In determining any amount of compensation it is appropriate to have regard to events which may have happened had the unlawful termination not occurred. (Nicolson’s case (above)). In this case in my opinion there was a real risk that the employment may have terminated lawfully due to the failure of the applicant to meet sales targets. There was also a possibility that the employment relationship between the parties may have been converted into an arrangement whereby the applicant was an independent contractor, as clearly had been discussed, but only in general terms.

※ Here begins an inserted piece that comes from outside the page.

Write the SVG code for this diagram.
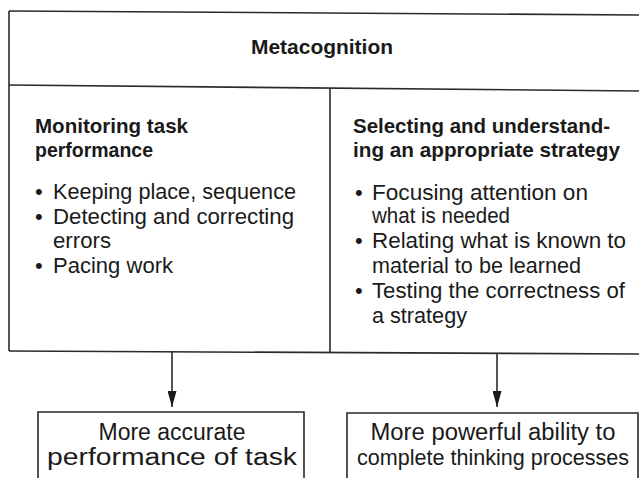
<svg xmlns="http://www.w3.org/2000/svg" width="639" height="478" viewBox="0 0 639 478">
<style>
.ln{stroke:#2a2a2a;stroke-width:1.6;fill:none}
.t{font-family:"Liberation Sans",Arial,sans-serif;font-size:22px;fill:#1a1a1a}
.b{font-weight:bold;font-size:21px}
.c{text-anchor:middle}
.bt{font-size:23px}
</style>
<defs>
<marker id="ah" markerWidth="16" markerHeight="9" refX="16" refY="4.5" orient="auto" markerUnits="userSpaceOnUse" viewBox="0 0 16 9">
<path d="M0,0 L16,4.5 L0,9 Z" fill="#1a1a1a"/>
</marker>
</defs>
<rect width="639" height="478" fill="#fff"/>
<g id="metacognition">
<path class="ln" d="M9,11 L639,15"/>
<path class="ln" d="M9,11 L9,351"/>
<path class="ln" d="M9,85 L639,91"/>
<path class="ln" d="M9,351 L639,354"/>
<text class="t b c" x="322" y="54" font-size="24" textLength="142" lengthAdjust="spacingAndGlyphs">Metacognition</text>
</g>
<g id="monitoring">
<path class="ln" d="M330,88 L330,352"/>
<text class="t b" x="35" y="133" textLength="153" lengthAdjust="spacingAndGlyphs">Monitoring task</text>
<text class="t b" x="35" y="157" textLength="118" lengthAdjust="spacingAndGlyphs">performance</text>
<text class="t" x="35" y="199">•</text>
<text class="t" x="53" y="199" textLength="243" lengthAdjust="spacingAndGlyphs">Keeping place, sequence</text>
<text class="t" x="35" y="223.5">•</text>
<text class="t" x="53" y="223.5" textLength="241" lengthAdjust="spacingAndGlyphs">Detecting and correcting</text>
<text class="t" x="53" y="248" textLength="58" lengthAdjust="spacingAndGlyphs">errors</text>
<text class="t" x="35" y="272.5">•</text>
<text class="t" x="53" y="272.5" textLength="120" lengthAdjust="spacingAndGlyphs">Pacing work</text>
</g>
<g id="selecting">
<text class="t b" x="353" y="133" textLength="257" lengthAdjust="spacingAndGlyphs">Selecting and understand-</text>
<text class="t b" x="353" y="157" textLength="267" lengthAdjust="spacingAndGlyphs">ing an appropriate strategy</text>
<text class="t" x="355" y="200">•</text>
<text class="t" x="372" y="200" textLength="216" lengthAdjust="spacingAndGlyphs">Focusing attention on</text>
<text class="t" x="372" y="223" textLength="138" lengthAdjust="spacingAndGlyphs">what is needed</text>
<text class="t" x="355" y="248">•</text>
<text class="t" x="372" y="248" textLength="254" lengthAdjust="spacingAndGlyphs">Relating what is known to</text>
<text class="t" x="372" y="273" textLength="209" lengthAdjust="spacingAndGlyphs">material to be learned</text>
<text class="t" x="355" y="298">•</text>
<text class="t" x="372" y="298" textLength="253" lengthAdjust="spacingAndGlyphs">Testing the correctness of</text>
<text class="t" x="372" y="323" textLength="95" lengthAdjust="spacingAndGlyphs">a strategy</text>
</g>
<g id="connectors">
<line class="ln" x1="172" y1="351" x2="172" y2="407" marker-end="url(#ah)"/>
<line class="ln" x1="497" y1="353" x2="497" y2="407" marker-end="url(#ah)"/>
</g>
<g id="accurate">
<path class="ln" d="M38,480 L38,412 L304,412 L304,480"/>
<text class="t c bt" x="172" y="440" textLength="147" lengthAdjust="spacingAndGlyphs">More accurate</text>
<text class="t c bt" x="172" y="465" textLength="250" lengthAdjust="spacingAndGlyphs">performance of task</text>
</g>
<g id="powerful">
<path class="ln" d="M347,480 L347,413 L638,413 L638,480"/>
<text class="t c bt" x="493" y="440" textLength="245" lengthAdjust="spacingAndGlyphs">More powerful ability to</text>
<text class="t c" x="493" y="465" textLength="272" lengthAdjust="spacingAndGlyphs">complete thinking processes</text>
</g>
</svg>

I have also had regard to the fact that the applicant was to be paid a sum of approximately $2,000.00 in the first month of his employment, $2,800.00 in the second month, and $3,600.00 in the third month. I have regard to the short period of his employment, the fact that the applicant gave up another position, is aged 60, and has been unemployed. Having regard to all the circumstances of this case an award of $5,000.00 compensation is appropriate and I propose to make an order in those terms.
Order Of The Court
That the respondent within 21 days of this date pay to the applicant the sum of $5,000.00.

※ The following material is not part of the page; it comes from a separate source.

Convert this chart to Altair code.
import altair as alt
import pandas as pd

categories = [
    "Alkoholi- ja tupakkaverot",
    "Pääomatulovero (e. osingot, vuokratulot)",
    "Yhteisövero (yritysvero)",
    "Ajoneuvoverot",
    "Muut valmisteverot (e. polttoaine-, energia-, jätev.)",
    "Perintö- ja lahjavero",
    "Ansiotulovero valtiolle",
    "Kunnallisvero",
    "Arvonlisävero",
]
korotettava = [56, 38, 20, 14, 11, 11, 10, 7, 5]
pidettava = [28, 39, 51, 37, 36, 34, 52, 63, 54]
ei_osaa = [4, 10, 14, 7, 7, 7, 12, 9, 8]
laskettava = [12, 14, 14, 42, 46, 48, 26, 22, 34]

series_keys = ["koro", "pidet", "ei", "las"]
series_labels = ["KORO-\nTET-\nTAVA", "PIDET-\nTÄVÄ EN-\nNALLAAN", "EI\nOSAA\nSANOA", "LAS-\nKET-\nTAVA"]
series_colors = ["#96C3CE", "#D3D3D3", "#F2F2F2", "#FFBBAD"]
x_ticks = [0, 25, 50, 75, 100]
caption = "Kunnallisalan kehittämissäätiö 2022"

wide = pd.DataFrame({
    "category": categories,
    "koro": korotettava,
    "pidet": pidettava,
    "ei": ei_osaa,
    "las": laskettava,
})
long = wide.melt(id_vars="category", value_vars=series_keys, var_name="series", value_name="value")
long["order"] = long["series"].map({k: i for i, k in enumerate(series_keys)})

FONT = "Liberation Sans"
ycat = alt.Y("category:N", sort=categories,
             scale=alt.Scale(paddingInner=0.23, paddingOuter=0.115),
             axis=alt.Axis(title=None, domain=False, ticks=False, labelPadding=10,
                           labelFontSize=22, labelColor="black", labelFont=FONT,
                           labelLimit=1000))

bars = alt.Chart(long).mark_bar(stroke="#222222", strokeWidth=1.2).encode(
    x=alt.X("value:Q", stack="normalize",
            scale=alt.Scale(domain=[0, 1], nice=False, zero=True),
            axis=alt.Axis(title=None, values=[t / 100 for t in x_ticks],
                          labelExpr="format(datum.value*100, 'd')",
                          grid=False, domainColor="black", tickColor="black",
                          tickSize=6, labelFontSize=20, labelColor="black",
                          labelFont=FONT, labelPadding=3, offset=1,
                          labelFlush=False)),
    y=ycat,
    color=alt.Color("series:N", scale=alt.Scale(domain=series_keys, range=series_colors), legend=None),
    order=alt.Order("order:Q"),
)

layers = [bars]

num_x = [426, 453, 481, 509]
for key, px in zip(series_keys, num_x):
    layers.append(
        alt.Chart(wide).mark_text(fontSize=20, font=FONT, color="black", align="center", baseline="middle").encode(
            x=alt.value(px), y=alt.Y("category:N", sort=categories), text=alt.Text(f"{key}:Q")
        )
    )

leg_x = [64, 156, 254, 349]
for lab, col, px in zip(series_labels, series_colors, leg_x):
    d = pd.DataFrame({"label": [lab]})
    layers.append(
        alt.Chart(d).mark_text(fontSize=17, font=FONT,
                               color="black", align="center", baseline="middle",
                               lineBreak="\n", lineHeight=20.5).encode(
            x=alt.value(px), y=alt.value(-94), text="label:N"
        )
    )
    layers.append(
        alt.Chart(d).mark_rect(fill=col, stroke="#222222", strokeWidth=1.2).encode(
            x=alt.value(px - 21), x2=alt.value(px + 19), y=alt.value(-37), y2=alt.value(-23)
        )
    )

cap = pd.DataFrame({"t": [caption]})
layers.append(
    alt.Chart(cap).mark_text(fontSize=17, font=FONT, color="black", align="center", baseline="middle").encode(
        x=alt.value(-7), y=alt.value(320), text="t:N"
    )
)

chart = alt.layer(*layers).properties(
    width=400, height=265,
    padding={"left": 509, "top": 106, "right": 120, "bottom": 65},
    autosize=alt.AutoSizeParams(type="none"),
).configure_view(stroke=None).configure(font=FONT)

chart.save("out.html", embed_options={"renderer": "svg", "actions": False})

I certify that this and the preceding eight (8) pages are a true copy of the Reasons for Judgment of Judicial Registrar Murphy as recorded in the draft transcript and revised by the Judicial Registrar.
Associate:
Dated:
The Applicant in person:
Representative for the Respondent:
Mr David Smith
Dates of hearing:
13 February 1995
Date of Judgment:
13 February 1995
CATCHWORDS
INDUSTRIAL LAW - Termination of employment - whether relationship that of employment - employment ceased after short period - whether opportunity to respond to allegations - whether failure to give proper notice - compensation - consideration of relevant factors.
Industrial Relations Act 1988, ss.170DB, 170DC, 170DE, 170EDA, 170EE.

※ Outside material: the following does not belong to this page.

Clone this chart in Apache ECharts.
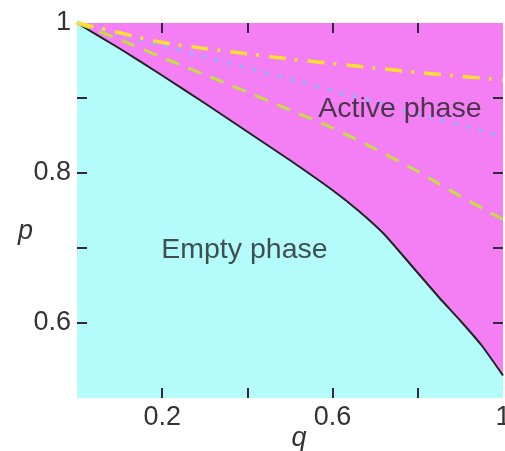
<!DOCTYPE html>
<html>
<head>
<meta charset="utf-8">
<title>Phase diagram</title>
<script src="https://cdn.jsdelivr.net/npm/echarts@6/dist/echarts.min.js"></script>
<style>
  html, body { margin: 0; padding: 0; background: #ffffff; }
  #chart { width: 505px; height: 451px; }
</style>
</head>
<body>
<div id="chart"></div>
<script>
// q values shared by the critical line
const qValues = [0, 0.1, 0.2, 0.3, 0.4, 0.5, 0.6, 0.66, 0.72, 0.78, 0.85, 0.9, 0.95, 1];
// critical line separating the empty and active phases
const criticalP = [1, 0.966, 0.930, 0.893, 0.855, 0.817, 0.777, 0.750, 0.719, 0.680, 0.634, 0.603, 0.570, 0.530];

const qCurve = [0, 0.1, 0.2, 0.3, 0.4, 0.5, 0.6, 0.7, 0.8, 0.9, 1];
// dashed (green), dotted (blue) and dash-dot (yellow) estimates
const greenP  = [1, 0.978, 0.954, 0.931, 0.908, 0.884, 0.860, 0.832, 0.802, 0.769, 0.738];
const blueP   = [1, 0.985, 0.970, 0.955, 0.940, 0.925, 0.910, 0.895, 0.879, 0.864, 0.848];
const yellowP = [1, 0.987, 0.974, 0.966, 0.959, 0.952, 0.946, 0.940, 0.934, 0.929, 0.924];

// tick positions and labelled ticks
const xTicks = [0.2, 0.4, 0.6, 0.8];
const xTickLabels = [0.2, 0.6, 1];
const yTicks = [0.6, 0.7, 0.8, 0.9];
const yTickLabels = [0.6, 0.8, 1];

// region names and where they sit in (q, p)
const regionNames = ['Empty phase', 'Active phase'];
const regionQ = [0.393, 0.758];
const regionP = [0.697, 0.885];

const pairs = (xs, ys) => xs.map((x, i) => [x, ys[i]]);

const FONT = 'Liberation Sans, Arial, sans-serif';
const tickLine = { color: '#33283a', width: 2 };
const hiddenLine = { show: false, onZero: false };
const innerTicks = (values) => ({ show: true, inside: true, length: 10, customValues: values, lineStyle: tickLine });

const chart = echarts.init(document.getElementById('chart'), null, { renderer: 'canvas' });

chart.setOption({
  animation: false,
  backgroundColor: '#ffffff',
  grid: {
    left: 77, top: 23, right: 2, bottom: 53,
    containLabel: false, outerBoundsMode: 'none',
    show: true, backgroundColor: '#f47ef4', borderWidth: 0
  },
  xAxis: [
    {
      type: 'value', min: 0, max: 1, position: 'bottom', z: 10,
      name: 'q', nameLocation: 'middle', nameGap: 27, nameMoveOverlap: false,
      nameTextStyle: { fontFamily: FONT, fontStyle: 'italic', fontSize: 27, color: '#333', verticalAlign: 'top', padding: [0, 0, 0, 18] },
      axisLine: hiddenLine,
      splitLine: { show: false },
      axisTick: innerTicks(xTicks),
      axisLabel: {
        customValues: xTickLabels, margin: 6,
        fontFamily: FONT, fontSize: 27, color: '#333',
        showMinLabel: true, showMaxLabel: true
      }
    },
    {
      type: 'value', min: 0, max: 1, position: 'top', z: 10,
      axisLine: hiddenLine,
      splitLine: { show: false },
      axisTick: innerTicks(xTicks),
      axisLabel: { show: false }
    }
  ],
  yAxis: [
    {
      type: 'value', min: 0.5, max: 1, position: 'left', z: 10,
      name: 'p', nameLocation: 'middle', nameGap: 44, nameRotate: 0, nameMoveOverlap: false,
      nameTextStyle: { fontFamily: FONT, fontStyle: 'italic', fontSize: 27, color: '#333', verticalAlign: 'top', padding: [7, 0, 0, 0] },
      axisLine: hiddenLine,
      splitLine: { show: false },
      axisTick: innerTicks(yTicks),
      axisLabel: {
        customValues: yTickLabels, margin: 6,
        fontFamily: FONT, fontSize: 27, color: '#333',
        showMinLabel: true, showMaxLabel: true
      }
    },
    {
      type: 'value', min: 0.5, max: 1, position: 'right', z: 10,
      axisLine: hiddenLine,
      splitLine: { show: false },
      axisTick: innerTicks(yTicks),
      axisLabel: { show: false }
    }
  ],
  series: [
    {
      name: 'critical line',
      type: 'line',
      data: pairs(qValues, criticalP),
      smooth: 0.2,
      symbol: 'none',
      lineStyle: { color: '#222', width: 2 },
      areaStyle: { color: '#b4fcfc', opacity: 1, origin: 'start' },
      z: 2
    },
    {
      name: 'green',
      type: 'line',
      data: pairs(qCurve, greenP),
      smooth: 0.3,
      symbol: 'none',
      lineStyle: { color: '#c6dc45', width: 3, type: [14, 10] },
      z: 3
    },
    {
      name: 'blue',
      type: 'line',
      data: pairs(qCurve, blueP),
      smooth: 0.3,
      symbol: 'none',
      lineStyle: { color: '#8cb6ff', width: 4, type: [3, 10] },
      z: 3
    },
    {
      name: 'yellow',
      type: 'line',
      data: pairs(qCurve, yellowP),
      smooth: 0.3,
      symbol: 'none',
      lineStyle: { color: '#ffe030', width: 3.5, type: [17, 9, 3, 10] },
      z: 4
    },
    {
      name: 'regions',
      type: 'scatter',
      symbolSize: 0,
      silent: true,
      data: regionNames.map((n, i) => ({ name: n, value: [regionQ[i], regionP[i]] })),
      label: {
        show: true, position: 'inside',
        formatter: (p) => p.name,
        fontFamily: FONT, fontSize: 28.5, color: '#222'
      },
      z: 5
    }
  ]
});
</script>
</body>
</html>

Nicolson ‑v‑ Heaven & Earth Gallery Pty Limited, (1994) 126 ALR 233
ROLAND WILLIAM MAYNARD -v- CONCEPT COMPUTER SYSTEMS AUSTRALIA PTY LTD
NO. VI 1984 of 1994
Before: MURPHY JR
Place: MELBOURNE
Date: 13 FEBRUARY 1994
INDUSTRIAL RELATIONS COURT
OF AUSTRALIA
VICTORIA DISTRICT REGISTRY
VI 1984 of 1994
BETWEEN:
ROLAND WILLIAM MAYNARD
Applicant
AND
CONCEPT COMPUTER SYSTEMS AUSTRALIA PTY LTD
Respondent
MINUTES OF ORDER
13 February 1995 Judicial Registrar Murphy
THE COURT ORDERS THAT:
That the respondent within 21 days of this date pay to the applicant the sum of $5,000.00.
NOTE: Settlement and entry of orders is dealt with by Order 36 of the Industrial Relations Court Rules.